To make sure you don't think I am picking on you, rest assured it is all in the nature of research: from the particular to the universal, so to speak, rather than the other way round. I have cut back my web access to Blogdex (plus an occasional Google) for the moment to see what comes of it.

Serious point: Rachel talks money. I must have been ten years ahead of my time - in the early internet days well before weblogs - when it seemed here was a perfect distributionist vehicle. Just couldn't work out that micro-payments business. All you had to do was hand out millions of online capable PCs to the poor and downtrodden of various types and let them go mad or even get sane.... And, hopefully not over egging the cake, voila the concept of "job" need not seem so daunting or even necessary to those needs are small. Weblogworld hasn't quite worked out like that yet, being as it is restricted to the well-off in the main.

It might be worthwhile, at this stage, to check out the statistics on who - social class-wise - uses weblogs.

Google "weblogs and social class" is not as illuminating as I had hoped.
Certainly, cyberdash does not provide the answer but the phrase

student blogging has shown that "less private writing" may [...] help writers to compose their lives, albeit in a social,more public way.

says something to me. The whole article is worth reading. I like

Composition has traditionally privileged dialectic and Platonic perspectives on invention in writing (LeFevre, 1987, 49-50). The scholarship often depicts the writer, working alone, drawing on deeply divined personal truths or engaging in inner dialogue as the means of creating knowledge.

Wonder how much the blog is about this inner dialogue, though since a public act, the langauge has to be changed (by the internal censor) to reflect this public nature. It is not a bad thing to be taking one's thoughts and placing them on the page as if one is addressing another. I find my writings have always started with the feeling of a person of a specific type to write to. But there will be - I notice what I write does this - a subtle shift away from the immediacy of the thought as the composition expands.

How many boggers write straight to post or do no editing? The most entertaining blogs seem spontaneous, but if they have been pre-written, then this spontanilitude might only be a feature of the writing, which will no doubt have been edited, immediately or at different times, before final posting. In any case, whereas it is possible, with a few Heys! and a couple of Noninoes! to create a jolly air on paper, it is very hard to do the same IRL if you are feeling glum.

Put the writing at risk not the writer

.. was in a workshop today at Purdue where we talked briefly about the idea of students writing publicly in blogs. One of the concerns expressed was that students could be at risk by writing on the web. However, the first goal of public writing is to put the writing at risk, not the writer. Students can post under pseudonyms or anonymously while the writing remains vulnerable to public readers, to criticism on the web.

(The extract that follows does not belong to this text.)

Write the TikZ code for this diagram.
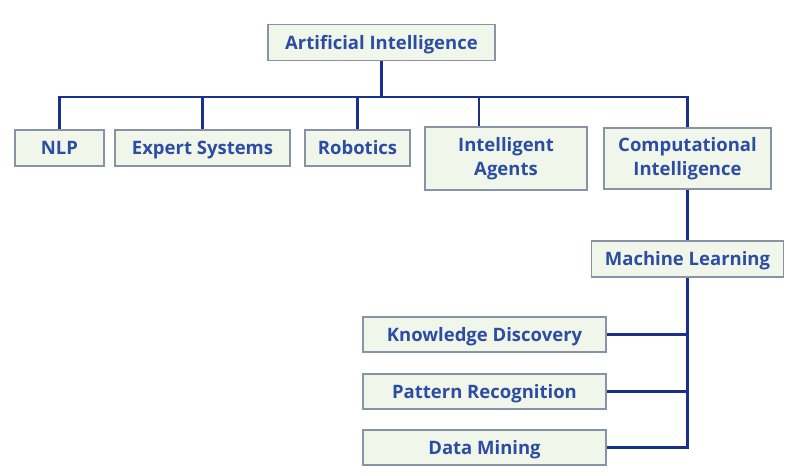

I'm obviously going to have to come back to Clancy Ratcliff (who writes of "...children's entelechial smiles...", making you look it up since you don't really know what it means just to make sure it meant what you thought it might mean)- seems to have alpha written all over her blog, in my eyes. She has lots of interesting links for the academic and exceptionally intellectually curious other.

Under the same Google "weblogs and social class" search, a bit futher down page one, is this fascination under the title Digital democracy 2003. There are many links there which I must come back to, but leave with this Map of the internet : Out of Africa and the map from it,
which doesn't exactly answer my original question but leads to a set of equally interesting ones.